Trump isn’t alone in wanting European countries to invest more in defense, and Germany to meet the NATO spending goal of 2 percent of economic output, a target it has said it will not meet anytime soon. But in the past, that had been a goal to work toward, not the basis for a threat. Talk of European “strategic autonomy”—that is, a European army—is a long way away from becoming reality. In truth, a distancing between the United States and Europe began under Obama. His “pivot to Asia” was an acknowledgement of geostrategic realities, but was also taken as a snub in Europe. Under Trump, that snub has become open hostility. Not since the Second World War has the Atlantic divide been so wide.
— Rachel Donadio
Measured against what Trump says he inherited from Barack Obama—the United States on the brink of a “big, fat war in Asia”—the status quo with North Korea qualifies as a success. We are not in a big, fat war in Asia. Yet Trump’s true inheritance was something different: a burgeoning nuclear-weapons state led by a hostile dictator that, in part due to the Obama administration’s neglect and ineffectual policies, was on a glide path to obtaining the capability to strike the U.S. homeland with the world’s deadliest weapons.
Trump, not Obama, brought the ”fire and fury” to bear on North Korea, wielding unprecedented economic sanctions and threats of war that contributed to Kim Jong Un’s moves in the spring of 2018 to suspend nuclear and long-range missile tests and to enter negotiations with the United States. North Korea’s nuclear advances slowed, the military brinkmanship subsided, and the American and North Korean leaders met for the first time in a promising bid to resolve at the highest political level a dispute that had bedeviled bureaucrats for decades.

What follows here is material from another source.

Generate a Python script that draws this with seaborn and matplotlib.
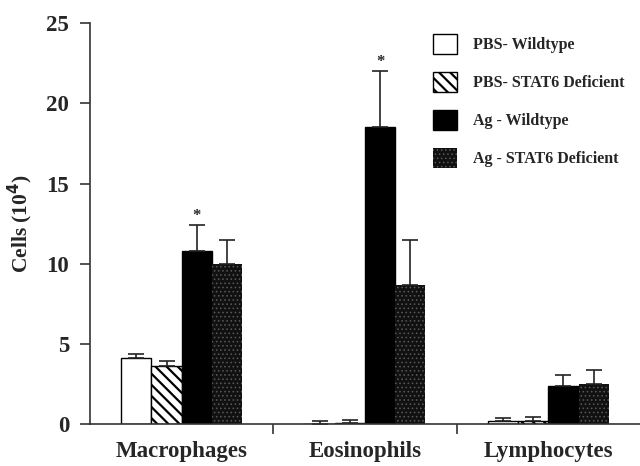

But Kim’s recent resumption of short-range missile tests, following Trump’s decision to walk away from their second round of talks in Vietnam, has exposed the flimsy foundation of the Trump administration’s most ambitious foreign-policy initiative. North Korea’s nuclear capabilities remain just as threatening to the United States and its allies as they were before the first Trump-Kim summit, if not more so. And whatever progress has been made is entirely predicated on the voluntary restraint of Trump and Kim and their vague, unimplemented promises of new relations, peace, and denuclearization.
North Korea wants sanctions relief in exchange for partially dismantling its nuclear program; the United States wants North Korea to commit to fully giving up its weapons of mass destruction before sanctions are eased. Kim has given Trump an end-of-year deadline to be more flexible; Trump, dismissing the concerns of regional allies and his own advisers, keeps insisting that Kim’s escalating weapons tests are no big deal so long as they don’t involve nuclear devices or long-range missiles.
The accomplishment, for now, is that the Trump administration has for the past year prevented the North Korean nuclear threat from getting substantially worse. And maybe that’s what the wild twists and turns in the “Trump-Kim Show” have been about all along: a last-ditch, anything-goes effort to compel and cajole North Korea into relinquishing its nuclear arsenal prior to settling on a plan B: containing it.